God’s a loaded word, has wealth of meanings

God speaks in movies. That’s not as bizarre an idea as it sounds even though others in a florid psychosis have made similar claims.

Dear Editor:

God speaks in movies. That’s not as bizarre an idea as it sounds even though others in a florid psychosis have made similar claims. Nor do I mean this in a literal sense as in the 1950s when a Warner Brothers movie had an angry Charlton Heston impersonating Moses in Technicolor.

Reaction to the term God gets mixed and polarized receptions in our culture and no doubt interjecting this term in a letter to an editor will raise eyebrows. In my experience the term rarely, if ever, occurs in political, scientific, academic or professional discourse, unless it is used as an expletive, a result of frustration or used for emphasis as a prefix to other habitually used, often derogatory adjectives, of no clear meaning.

Why bring this up in a letter to the editor anyway? Well because the word itself has attained certain proprietary rights, the possession of religious minded people and philosophers, who sometimes quibble about its meaning. Even newspapers and magazines mindful of these proprietary rights assign it to weekly columns, segregating it in a featured subject, along with sports, fashion and the TV listings. When presidential candidates in the US say “God bless America” at the end of speeches, it is not clear whether this is a religious salutation, a parting gesture, or merely an habitual and expected response like ending a sonnet with a rhyming couplet.

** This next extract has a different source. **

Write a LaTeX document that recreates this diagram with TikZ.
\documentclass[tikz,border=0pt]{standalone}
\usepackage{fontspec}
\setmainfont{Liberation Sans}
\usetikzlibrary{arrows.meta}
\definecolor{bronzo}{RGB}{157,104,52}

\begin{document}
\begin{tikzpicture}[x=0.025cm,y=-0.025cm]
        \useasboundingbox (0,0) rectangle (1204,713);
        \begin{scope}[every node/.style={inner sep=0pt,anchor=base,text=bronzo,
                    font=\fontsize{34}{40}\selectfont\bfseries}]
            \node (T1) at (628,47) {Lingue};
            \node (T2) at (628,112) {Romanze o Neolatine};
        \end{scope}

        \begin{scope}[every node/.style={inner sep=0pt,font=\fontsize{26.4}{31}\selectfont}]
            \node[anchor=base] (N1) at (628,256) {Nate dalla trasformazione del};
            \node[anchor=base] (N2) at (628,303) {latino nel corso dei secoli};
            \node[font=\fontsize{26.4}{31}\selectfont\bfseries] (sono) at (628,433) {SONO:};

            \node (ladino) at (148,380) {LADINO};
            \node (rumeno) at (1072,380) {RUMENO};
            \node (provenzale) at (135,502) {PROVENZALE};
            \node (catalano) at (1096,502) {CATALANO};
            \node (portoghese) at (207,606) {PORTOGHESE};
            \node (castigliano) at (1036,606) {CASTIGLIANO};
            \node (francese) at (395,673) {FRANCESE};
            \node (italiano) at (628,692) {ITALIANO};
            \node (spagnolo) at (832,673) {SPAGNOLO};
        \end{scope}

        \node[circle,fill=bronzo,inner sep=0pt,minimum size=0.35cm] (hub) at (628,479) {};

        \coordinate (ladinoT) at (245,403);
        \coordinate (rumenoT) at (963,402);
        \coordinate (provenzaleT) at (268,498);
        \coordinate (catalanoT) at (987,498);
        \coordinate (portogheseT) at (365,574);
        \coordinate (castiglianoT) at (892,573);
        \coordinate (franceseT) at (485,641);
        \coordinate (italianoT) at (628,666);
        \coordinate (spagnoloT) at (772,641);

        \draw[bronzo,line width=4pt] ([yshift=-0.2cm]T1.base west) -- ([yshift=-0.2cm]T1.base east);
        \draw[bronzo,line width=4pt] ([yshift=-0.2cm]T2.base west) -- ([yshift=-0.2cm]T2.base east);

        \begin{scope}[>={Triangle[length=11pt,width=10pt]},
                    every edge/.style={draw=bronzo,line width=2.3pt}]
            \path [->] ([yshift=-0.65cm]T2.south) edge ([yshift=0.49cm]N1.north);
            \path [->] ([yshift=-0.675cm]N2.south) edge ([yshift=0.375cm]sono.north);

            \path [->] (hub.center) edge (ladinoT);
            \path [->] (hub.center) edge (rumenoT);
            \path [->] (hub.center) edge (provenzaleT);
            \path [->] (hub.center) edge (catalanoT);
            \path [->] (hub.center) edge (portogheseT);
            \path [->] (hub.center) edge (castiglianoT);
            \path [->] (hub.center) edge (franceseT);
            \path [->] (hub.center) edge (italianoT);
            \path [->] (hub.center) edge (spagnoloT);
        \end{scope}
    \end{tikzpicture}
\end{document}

It is such a loaded word, that results in powerful reactions, because despite its mystical and historic origins people believe they know exactly what it means both supportive and non-supportive.

I think it’s time for non-experts to seize the day and to use the term as personal descriptors in movies, music or in good novels to describe experience that is inexplicable and indescribable. I believe experiences like those exists. No need to subscribe to UFOs or apparitions. The dualistic mindset of separating the secular from the sacred is onerous. The energy of maintaining a split mind is inefficient given our increasing focus on conserving energy.

A movie and not necessarily something specific to the arts or any other experience for that matter could be inexplicable and indescribable.

As I write this hear a contrarian voice somewhere in imagination says: “Brush up on you English language, friend. Words are endless. “

“Really?”

That’s exactly my point. Are they really?